The Warner Bros service isn’t an immediate threat to Netflix’s mail-order and online service because it offers only pay-per-view, isn’t available at a centralised storefront and can’t easily be viewed on larger-screen televisions, James Mitchell, an analyst at Goldman, Sachs & Co, said in a research note today. On a longer-term basis, Facebook could become a “credible threat”.
Steve Swasey, a spokesman for Netflix, declined to comment on the announcement.
Until now, social games have been a big driver of Facebook Credits, which help users buy items on games such as “FarmVille,” Debra Aho Williamson, an analyst with eMarketer, said in an e-mailed statement. Facebook gets 30 per cent of the fees for items such as virtual houses and tractors.
Facebook credits
“More than 400 games and applications use Facebook Credits to give people a convenient and safe way to buy virtual and digital goods on Facebook,” the Palo Alto, California-based company said in an e-mailed statement. “Facebook Credits is a program open to all developers, and we’re looking forward to seeing the new and interesting ways that developers and partners use credits to offer virtual and digital goods in the future.”

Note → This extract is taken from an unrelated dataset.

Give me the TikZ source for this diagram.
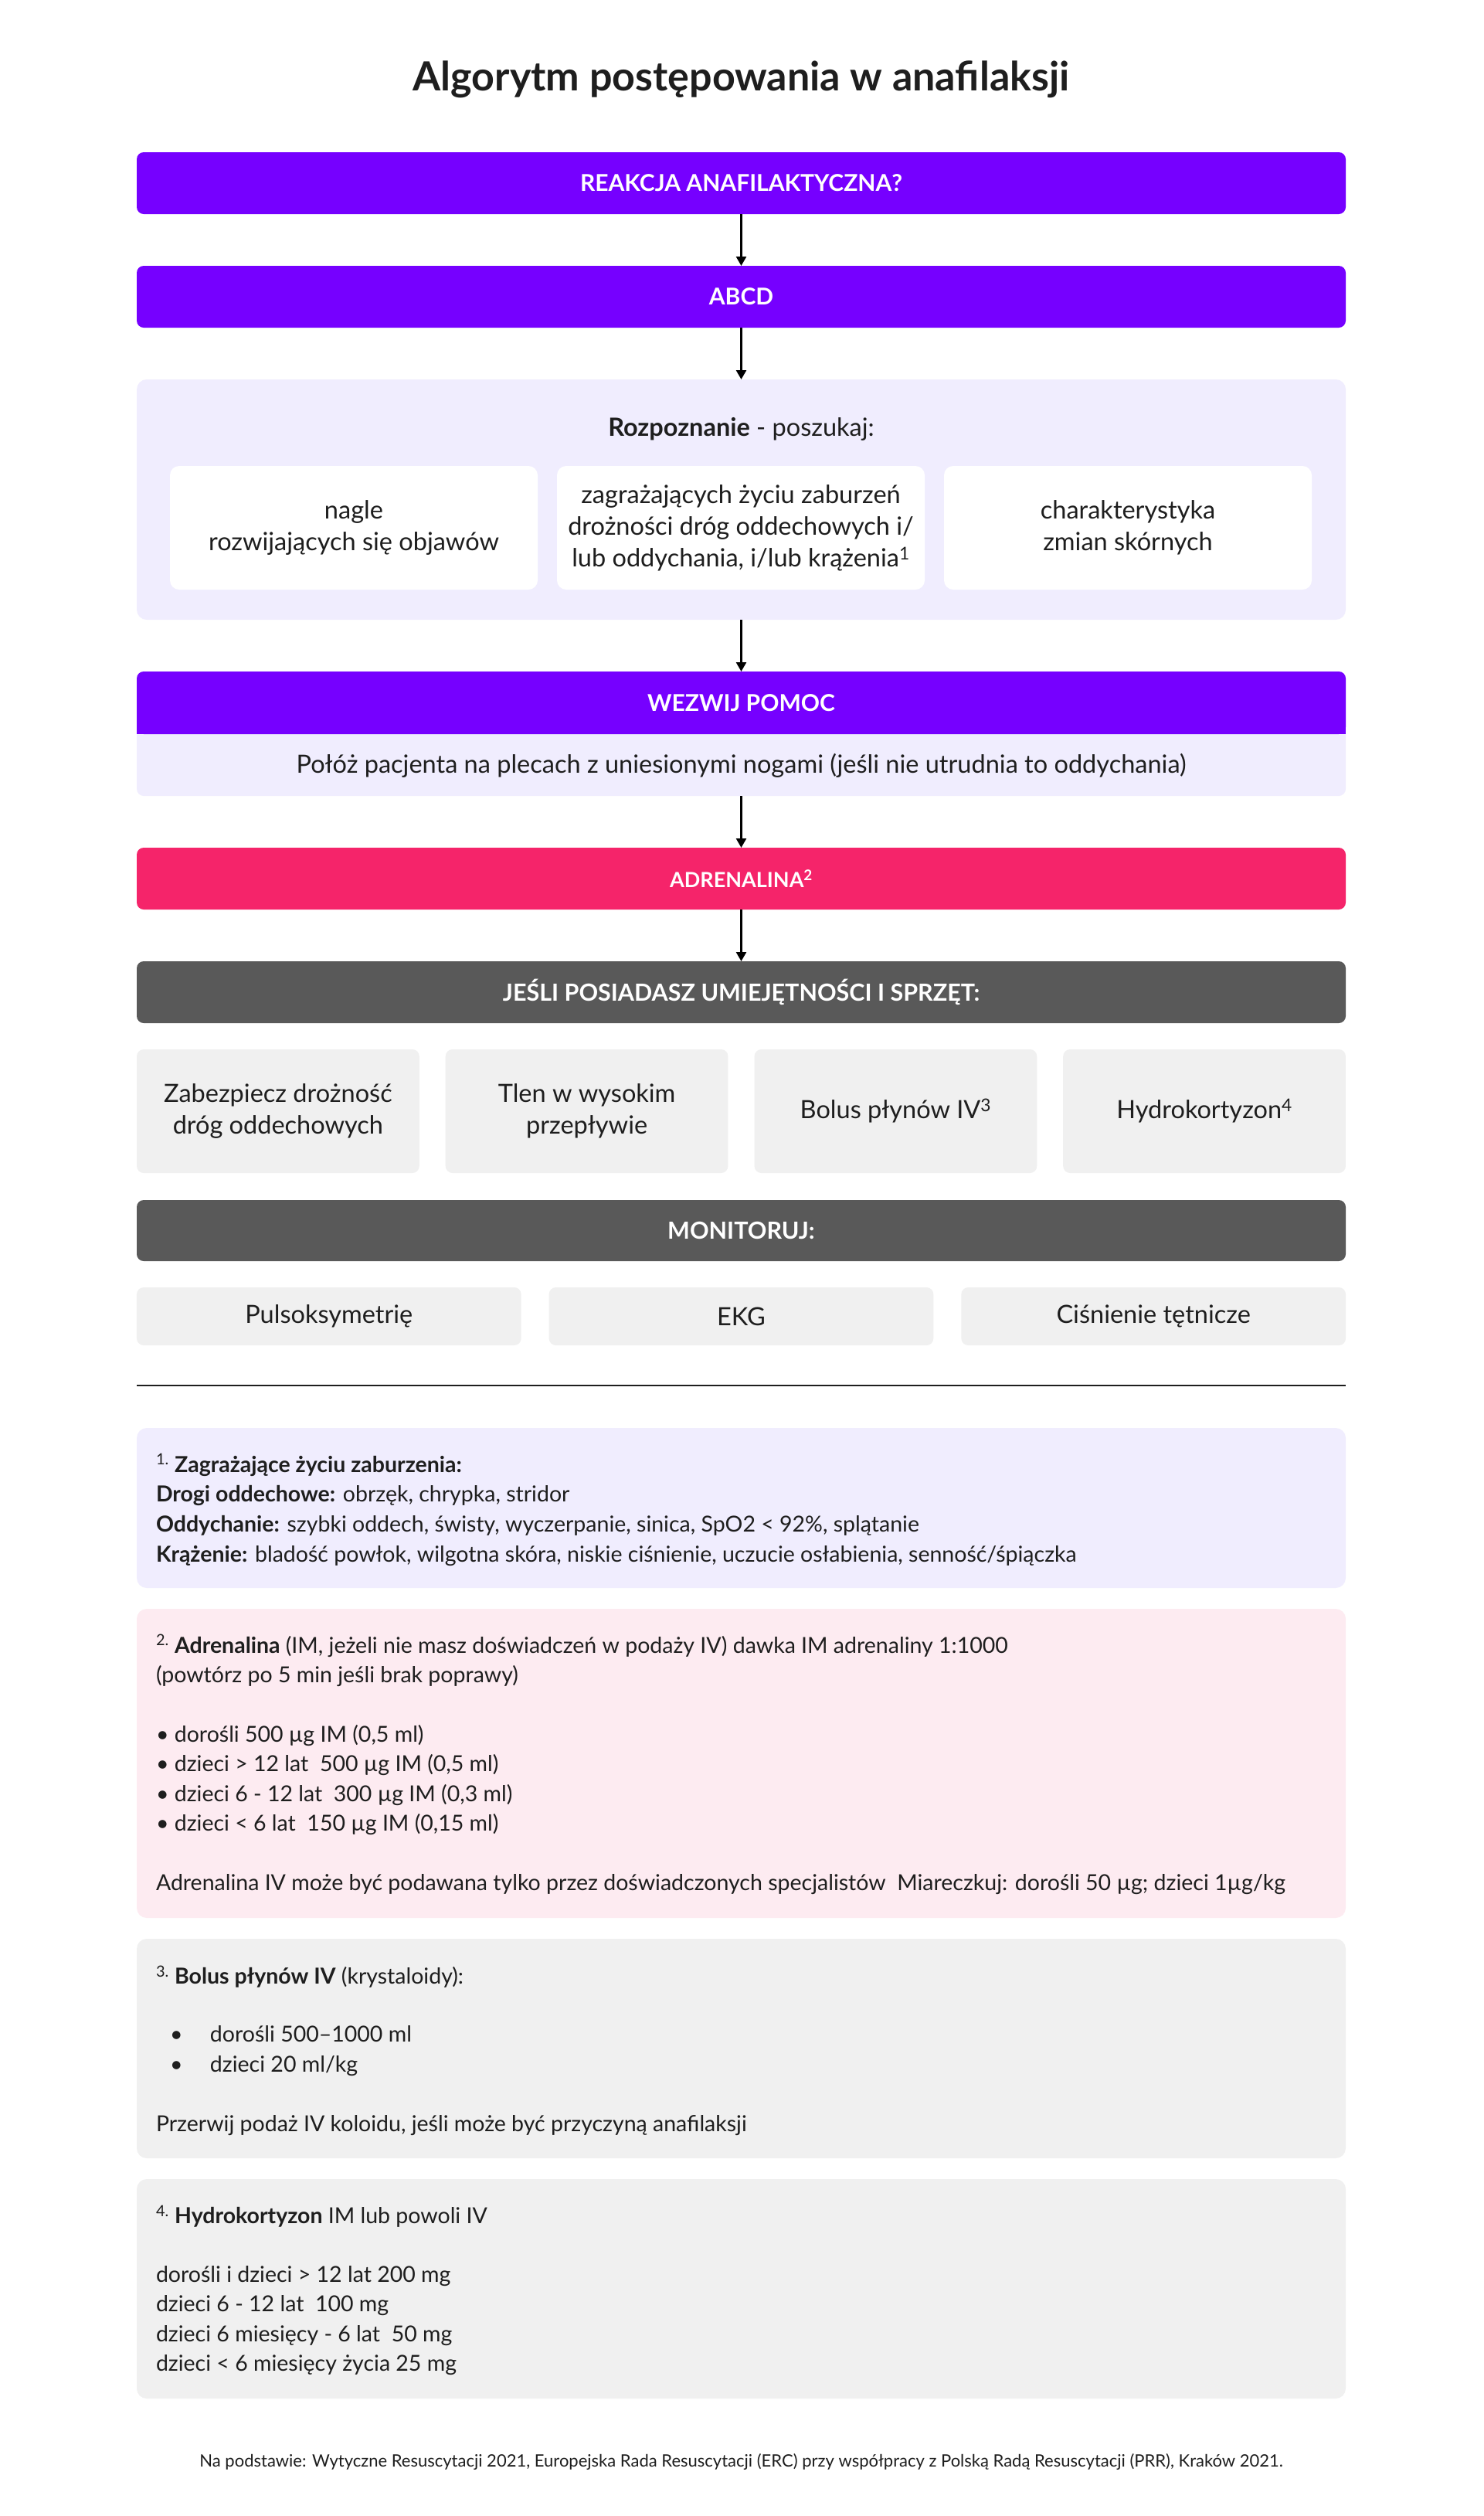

Renting a movie through Facebook costs 30 Facebook Credits, or $3. Viewers have 48 hours to watch the films.
“Facebook has become a daily destination for hundreds of millions of people,” Thomas Gewecke, president of Warner Bros Digital Distribution, said in the statement. “Making our films available through Facebook is a natural extension of our digital distribution efforts.”
Netflix fell $11.95 to $195.45 at 4 pm New York time in Nasdaq Stock Market trading. The stock has gained 11 per cent this year and more than tripled in 2010. Time Warner declined 35 cents to $36.43 on the New York Stock Exchange.
Netflix, based in Los Gatos, California, ships DVDs to subscribers by mail and streams older titles from Hollywood studios. It has agreements to obtain films from the premium cable channels Starz and Epix, and struck a deal in July with Relativity Media for exclusive streaming rights to first-run movies, including “The Fighter”. Its subscribers topped 20 million at year-end.
Warner’s test program with Facebook extends to all devices that offer the social network, including Apple products.
In choosing Facebook as a platform, Warner also gains broader global distribution of its titles, including in China, Russia and Portugal, Laura Aguilera, broadband media analyst for IHS Screen Digest, said in a research note today.
Netflix offers its streaming service in the US and Canada. The company is looking to expand internationally this year, Chief Executive Officer Reed Hastings said in December.